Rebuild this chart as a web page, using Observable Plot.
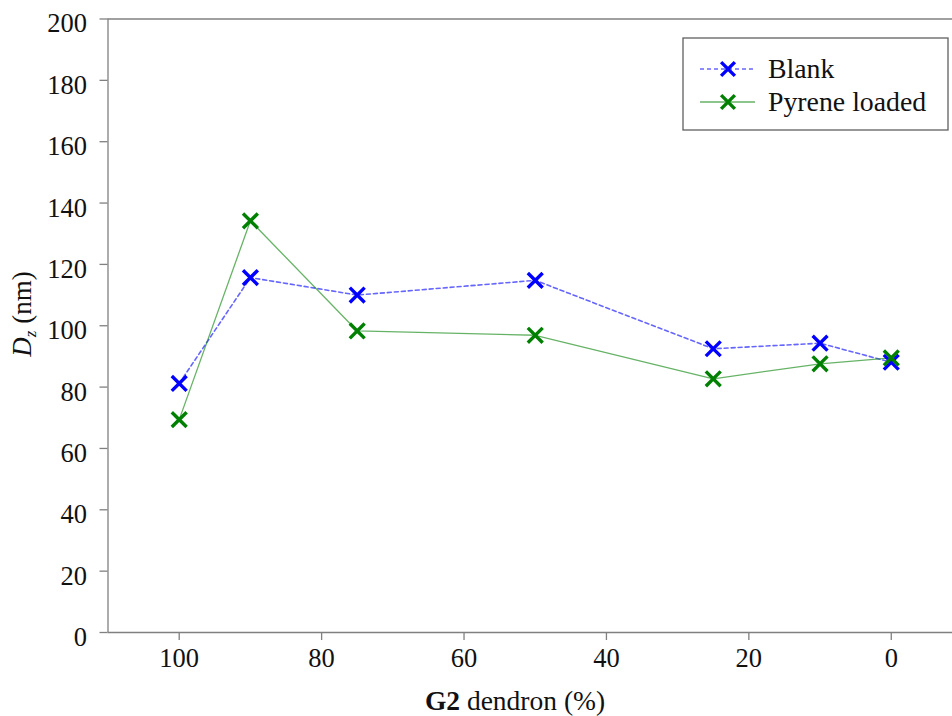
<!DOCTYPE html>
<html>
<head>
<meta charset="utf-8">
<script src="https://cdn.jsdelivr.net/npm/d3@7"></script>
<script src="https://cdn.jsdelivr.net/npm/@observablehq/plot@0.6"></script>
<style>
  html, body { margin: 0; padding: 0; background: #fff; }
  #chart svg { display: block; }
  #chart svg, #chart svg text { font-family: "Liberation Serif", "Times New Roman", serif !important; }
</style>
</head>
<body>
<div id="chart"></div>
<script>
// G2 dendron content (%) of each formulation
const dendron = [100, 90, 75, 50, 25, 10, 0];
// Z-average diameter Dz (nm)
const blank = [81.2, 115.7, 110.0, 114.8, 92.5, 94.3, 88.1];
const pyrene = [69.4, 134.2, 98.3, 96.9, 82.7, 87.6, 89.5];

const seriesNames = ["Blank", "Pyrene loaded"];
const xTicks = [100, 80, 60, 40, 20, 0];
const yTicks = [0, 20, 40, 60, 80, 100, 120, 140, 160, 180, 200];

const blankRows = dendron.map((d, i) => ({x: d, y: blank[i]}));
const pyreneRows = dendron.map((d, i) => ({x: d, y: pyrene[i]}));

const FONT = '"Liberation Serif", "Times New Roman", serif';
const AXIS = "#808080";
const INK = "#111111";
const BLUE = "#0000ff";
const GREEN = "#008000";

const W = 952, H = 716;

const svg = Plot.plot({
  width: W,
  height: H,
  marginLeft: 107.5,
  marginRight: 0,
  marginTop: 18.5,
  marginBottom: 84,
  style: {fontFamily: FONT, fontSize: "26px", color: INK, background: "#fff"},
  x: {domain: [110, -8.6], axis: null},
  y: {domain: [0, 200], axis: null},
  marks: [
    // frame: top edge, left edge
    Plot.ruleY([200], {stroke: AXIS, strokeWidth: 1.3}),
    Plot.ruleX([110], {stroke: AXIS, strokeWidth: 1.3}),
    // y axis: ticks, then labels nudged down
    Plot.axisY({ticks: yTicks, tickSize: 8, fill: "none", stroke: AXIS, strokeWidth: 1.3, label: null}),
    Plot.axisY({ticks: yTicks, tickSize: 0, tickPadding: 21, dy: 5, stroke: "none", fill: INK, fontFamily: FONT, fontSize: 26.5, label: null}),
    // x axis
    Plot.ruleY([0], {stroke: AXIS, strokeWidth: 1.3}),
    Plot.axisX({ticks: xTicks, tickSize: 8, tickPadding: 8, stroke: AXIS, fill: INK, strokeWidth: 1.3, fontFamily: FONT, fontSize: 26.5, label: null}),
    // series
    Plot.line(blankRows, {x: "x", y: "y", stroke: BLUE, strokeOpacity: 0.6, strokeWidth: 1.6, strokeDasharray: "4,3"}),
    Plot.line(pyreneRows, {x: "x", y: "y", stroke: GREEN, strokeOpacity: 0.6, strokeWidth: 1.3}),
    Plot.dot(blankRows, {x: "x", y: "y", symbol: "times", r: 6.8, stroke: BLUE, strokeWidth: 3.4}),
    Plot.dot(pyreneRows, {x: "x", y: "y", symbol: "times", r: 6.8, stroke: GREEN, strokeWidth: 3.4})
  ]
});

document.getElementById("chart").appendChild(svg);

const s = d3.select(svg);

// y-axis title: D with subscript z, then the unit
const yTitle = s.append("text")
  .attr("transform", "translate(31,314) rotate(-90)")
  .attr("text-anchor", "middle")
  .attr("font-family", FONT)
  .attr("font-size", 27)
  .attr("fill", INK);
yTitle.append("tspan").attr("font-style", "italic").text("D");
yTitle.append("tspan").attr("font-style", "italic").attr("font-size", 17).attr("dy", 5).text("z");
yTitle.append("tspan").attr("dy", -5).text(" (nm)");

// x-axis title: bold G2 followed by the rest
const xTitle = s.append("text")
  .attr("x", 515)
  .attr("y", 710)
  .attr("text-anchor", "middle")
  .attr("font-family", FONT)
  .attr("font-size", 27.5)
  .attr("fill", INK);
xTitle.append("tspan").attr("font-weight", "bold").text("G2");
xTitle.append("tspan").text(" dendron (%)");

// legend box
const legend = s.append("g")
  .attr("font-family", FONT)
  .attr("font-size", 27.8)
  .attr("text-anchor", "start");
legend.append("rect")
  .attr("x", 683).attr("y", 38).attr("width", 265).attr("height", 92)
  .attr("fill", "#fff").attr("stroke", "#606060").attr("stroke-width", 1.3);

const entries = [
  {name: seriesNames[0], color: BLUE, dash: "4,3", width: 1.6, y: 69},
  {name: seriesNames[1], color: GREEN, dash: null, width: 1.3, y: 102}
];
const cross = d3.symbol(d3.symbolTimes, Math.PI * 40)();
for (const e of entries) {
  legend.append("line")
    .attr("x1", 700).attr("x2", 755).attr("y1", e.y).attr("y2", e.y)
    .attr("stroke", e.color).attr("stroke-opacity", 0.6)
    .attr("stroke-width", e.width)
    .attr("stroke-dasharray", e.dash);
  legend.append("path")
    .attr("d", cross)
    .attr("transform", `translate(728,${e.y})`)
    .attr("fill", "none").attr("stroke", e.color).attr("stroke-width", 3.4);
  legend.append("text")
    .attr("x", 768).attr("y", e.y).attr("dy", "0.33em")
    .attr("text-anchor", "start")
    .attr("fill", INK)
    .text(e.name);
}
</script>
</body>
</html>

•••

• _WHAT THE EXERCISE ASKS_: Without the images, write out each line of the data verbatim.

• _TASK OUTPUT_:
Rebuild this chart as a web page, using Observable Plot.
<!DOCTYPE html>
<html>
<head>
<meta charset="utf-8">
<script src="https://cdn.jsdelivr.net/npm/d3@7"></script>
<script src="https://cdn.jsdelivr.net/npm/@observablehq/plot@0.6"></script>
<style>
  html, body { margin: 0; padding: 0; background: #fff; }
  #chart svg { display: block; }
  #chart svg, #chart svg text { font-family: "Liberation Serif", "Times New Roman", serif !important; }
</style>
</head>
<body>
<div id="chart"></div>
<script>
// G2 dendron content (%) of each formulation
const dendron = [100, 90, 75, 50, 25, 10, 0];
// Z-average diameter Dz (nm)
const blank = [81.2, 115.7, 110.0, 114.8, 92.5, 94.3, 88.1];
const pyrene = [69.4, 134.2, 98.3, 96.9, 82.7, 87.6, 89.5];

const seriesNames = ["Blank", "Pyrene loaded"];
const xTicks = [100, 80, 60, 40, 20, 0];
const yTicks = [0, 20, 40, 60, 80, 100, 120, 140, 160, 180, 200];

const blankRows = dendron.map((d, i) => ({x: d, y: blank[i]}));
const pyreneRows = dendron.map((d, i) => ({x: d, y: pyrene[i]}));

const FONT = '"Liberation Serif", "Times New Roman", serif';
const AXIS = "#808080";
const INK = "#111111";
const BLUE = "#0000ff";
const GREEN = "#008000";

const W = 952, H = 716;

const svg = Plot.plot({
  width: W,
  height: H,
  marginLeft: 107.5,
  marginRight: 0,
  marginTop: 18.5,
  marginBottom: 84,
  style: {fontFamily: FONT, fontSize: "26px", color: INK, background: "#fff"},
  x: {domain: [110, -8.6], axis: null},
  y: {domain: [0, 200], axis: null},
  marks: [
    // frame: top edge, left edge
    Plot.ruleY([200], {stroke: AXIS, strokeWidth: 1.3}),
    Plot.ruleX([110], {stroke: AXIS, strokeWidth: 1.3}),
    // y axis: ticks, then labels nudged down
    Plot.axisY({ticks: yTicks, tickSize: 8, fill: "none", stroke: AXIS, strokeWidth: 1.3, label: null}),
    Plot.axisY({ticks: yTicks, tickSize: 0, tickPadding: 21, dy: 5, stroke: "none", fill: INK, fontFamily: FONT, fontSize: 26.5, label: null}),
    // x axis
    Plot.ruleY([0], {stroke: AXIS, strokeWidth: 1.3}),
    Plot.axisX({ticks: xTicks, tickSize: 8, tickPadding: 8, stroke: AXIS, fill: INK, strokeWidth: 1.3, fontFamily: FONT, fontSize: 26.5, label: null}),
    // series
    Plot.line(blankRows, {x: "x", y: "y", stroke: BLUE, strokeOpacity: 0.6, strokeWidth: 1.6, strokeDasharray: "4,3"}),
    Plot.line(pyreneRows, {x: "x", y: "y", stroke: GREEN, strokeOpacity: 0.6, strokeWidth: 1.3}),
    Plot.dot(blankRows, {x: "x", y: "y", symbol: "times", r: 6.8, stroke: BLUE, strokeWidth: 3.4}),
    Plot.dot(pyreneRows, {x: "x", y: "y", symbol: "times", r: 6.8, stroke: GREEN, strokeWidth: 3.4})
  ]
});

document.getElementById("chart").appendChild(svg);

const s = d3.select(svg);

// y-axis title: D with subscript z, then the unit
const yTitle = s.append("text")
  .attr("transform", "translate(31,314) rotate(-90)")
  .attr("text-anchor", "middle")
  .attr("font-family", FONT)
  .attr("font-size", 27)
  .attr("fill", INK);
yTitle.append("tspan").attr("font-style", "italic").text("D");
yTitle.append("tspan").attr("font-style", "italic").attr("font-size", 17).attr("dy", 5).text("z");
yTitle.append("tspan").attr("dy", -5).text(" (nm)");

// x-axis title: bold G2 followed by the rest
const xTitle = s.append("text")
  .attr("x", 515)
  .attr("y", 710)
  .attr("text-anchor", "middle")
  .attr("font-family", FONT)
  .attr("font-size", 27.5)
  .attr("fill", INK);
xTitle.append("tspan").attr("font-weight", "bold").text("G2");
xTitle.append("tspan").text(" dendron (%)");

// legend box
const legend = s.append("g")
  .attr("font-family", FONT)
  .attr("font-size", 27.8)
  .attr("text-anchor", "start");
legend.append("rect")
  .attr("x", 683).attr("y", 38).attr("width", 265).attr("height", 92)
  .attr("fill", "#fff").attr("stroke", "#606060").attr("stroke-width", 1.3);

const entries = [
  {name: seriesNames[0], color: BLUE, dash: "4,3", width: 1.6, y: 69},
  {name: seriesNames[1], color: GREEN, dash: null, width: 1.3, y: 102}
];
const cross = d3.symbol(d3.symbolTimes, Math.PI * 40)();
for (const e of entries) {
  legend.append("line")
    .attr("x1", 700).attr("x2", 755).attr("y1", e.y).attr("y2", e.y)
    .attr("stroke", e.color).attr("stroke-opacity", 0.6)
    .attr("stroke-width", e.width)
    .attr("stroke-dasharray", e.dash);
  legend.append("path")
    .attr("d", cross)
    .attr("transform", `translate(728,${e.y})`)
    .attr("fill", "none").attr("stroke", e.color).attr("stroke-width", 3.4);
  legend.append("text")
    .attr("x", 768).attr("y", e.y).attr("dy", "0.33em")
    .attr("text-anchor", "start")
    .attr("fill", INK)
    .text(e.name);
}
</script>
</body>
</html>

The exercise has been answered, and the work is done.